KARACHI: She moves to the beat. She pauses for a second. She again moves to the beat of rhythm and so do her three performers. On tip-toe. Just like a ballerina.
She knows just how to mesmerize the audience - even if it is just one person. Meet Joshinder Chaggar, the choreographer and dance instructor who is all set to take us by storm with her upcoming performance this May.
Scheduled to take place at Karachi’s Arts Council Auditorium will be “Conversation” - a contemporary dance which will be experimental dance dealing typically with the animal kingdom; for interestingly there are birds, an earthworm and even a cat exploring the depths of a human life. “‘Conversation’ is actually Josh’s own baby”, says Chaggar’s supportive partner Khalid Malik. Joshinder Chaggar is a trained dancer in Bharatanatyam (an Indian classical dance form that originated in Tamil Nadu.)
She earned a degree in Contemporary Dance from Deckin University at Melbourne and has been a choreographer for over a decade and until three years ago was associated with a world dance company in Sydney. Three years ago, Chaggar decided to move to Pakistan with Khalid. She picked up a few words of Urdu, now she can speak it fluently. Her move to Karachi proved to be a good idea, as she was literally hired the day after her arrival to choreograph for a local television channel.
Chaggar started hosting a TV show, was busy dancing and even teaching at the National Academy of Performing Arts (Napa). She appeared in the video for Zeb and Haniya’s “Aitebar” and choreographed Amanat Ali’s debut video, “Kohram”. Last year, she gathered a handful of her students at Napa and saw that they shared a deep commitment for theatre and dance and were willing to explore various dance movements in class.

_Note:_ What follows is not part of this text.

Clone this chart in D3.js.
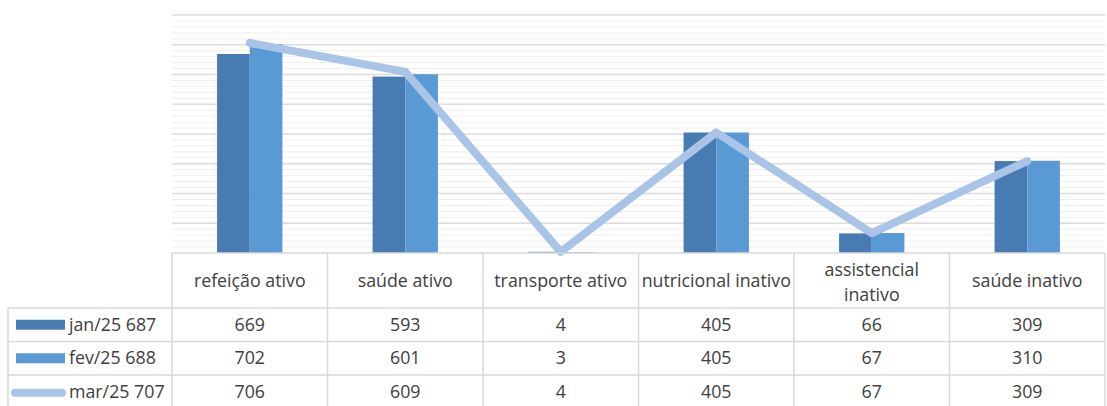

She realised it was worth sharing with the world at large and thought, “I would definitely pay to watch this.” Next came the idea of creating an original piece (apart from the music, which has been taken from various albums). At Chaggar’s studio, she is busy working with the other three performers from “Conversation”. She instructs the dancers as they break into groups of two or three. “Conversation” is all about having a conversation and dialogue with your body; and engaging the audience.
It is riveting, and will definitely knock the socks off Karachiites when it is staged in May.